Uncanny X-Men 600; what a number for Brian Michael Bendis to end his 3-year X-Men run on. It’s been delayed for months because of Secret Wars, even though the writing and art finished in … June I believe? It concludes both All-New X-Men and Uncanny X-Men volume 3 with The Trial of Hank McCoy while also tying up a number of loose ends. The question is, was it worth the months of delays? That depends on who you ask.
People who didn’t like Bendis’s X-Men run probably won’t enjoy this issue. For those who did though, this is alright. The main issue is 36 pages of story featuring a bunch of artists from throughout Bendis’s run. McCoy’s trial itself is better described as a confrontation between modern Beast and long-time X-Men characters, including storm, Kitty Pryde, Emma Frost, Colossus, Nightcrawler and the occasional comment from teenaged Cyclops and Beast. The dialogue is well-written, and it highlights Beast’s hypocrisy and excessive experiments of the last few years. He acts very defensive even though the other X-Men are fairly gentle; they could have been much harsher. On the one hand, not much actually happens in this scene and the ending isn’t very conclusive.
Intercut with the trial are a number of scenes touching up on loose ends, and these generally work better than the main story. Teenaged Iceman confronts his adult self about his sexuality, and the scene is just the right amount of awkward drama with some amusing lines. Colossus and Magic finally meet again after their rough parting in Avengers vs. X-Men’s aftermath, and it’s a great moment that feels right. The All-New X-Men have another scene to themselves, which sets everything up for Jean joining the Extraordinary X-Men while sending the other O5 their separate ways. And of course the issue caps off with Cyclops announcing his Revolution, followed by one last scene featuring Eva Bell confronting Adult Beast. The Revolution scene still only hints at what Cyclops plans to do and ends abruptly, which makes it feel kind of pointless. Eve Bell’s scene is too short for her sake, but it ends Beast’s story on an emotional note. He’s clearly shaken.

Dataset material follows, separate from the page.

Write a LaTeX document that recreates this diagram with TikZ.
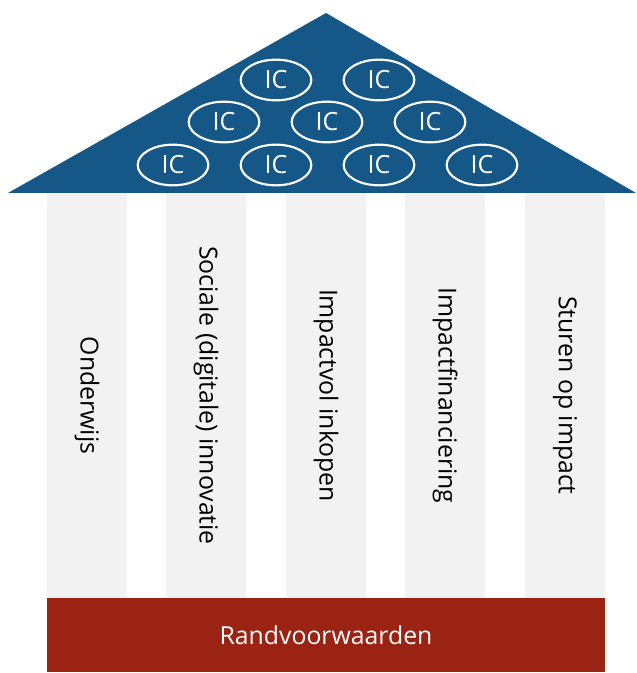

There are so many artists in this comic it’s ridiculous, and they all do some of their best work. Sara Pichelli, Mahmud Asrar, Stuart Immonen, Kris Anka, Chris Bachalo, David Marquez and Frazer Irving all provide pages. Their different art styles work for each of their scenes. Asrar handles the Iceman scene beautifully, with great facial expressions. When you put the Icemen side by side, they really do look like a younger and older version of each other. Personally Immonen’s art is my favourite in this comic; he handles the All-New X-Men scene. Bachalo and Irving handle their own colouring, while Marte Gracia and Jason Keith help with everyone else’s. Save for Bachalo’s scene, which is an overall brown tint, the comic is bright and colourful. Bachalo’s tinted look works for Cyclop’s Revolutionary scene. I’m not a fan of his style myself, but it’s good.
In addition to the main story, this comic has two notable extras. First, there’s a page long letter from Bendis, saying goodbye to his X-Men run and the fans. It’s a nice letter that also includes a sketch by Immonen featuring the teenaged O5 and X-23. After that, there’s an 18 page Iceman story written by Mary Joe Duffy and drawn in black and white by George Perez. How much you’ll like this story depends on how much you like Iceman, but it’s written like a silver age comic and it’s kind of fun.
There are a lot of people who didn’t enjoy Bendis’s X-Men run, and if you’re one of those people, you probably won’t enjoy this either. For those who did enjoy his run, like me, there’s a lot to like in Uncanny X-Men 600 but at the same time, it’s disappointing. Anniversary issues don’t always need to be big, sprawling action scenes. Sometimes, they’re better off focusing on the characters that make the series so special, and that’s what Bendis did here. It’s just too bad we still don’t know what Cyclops’s Revolution actually is. Pick this up if you’ve enjoyed Bendis’s run; it’s worth the price for how much content you get, but don’t expect a masterpiece.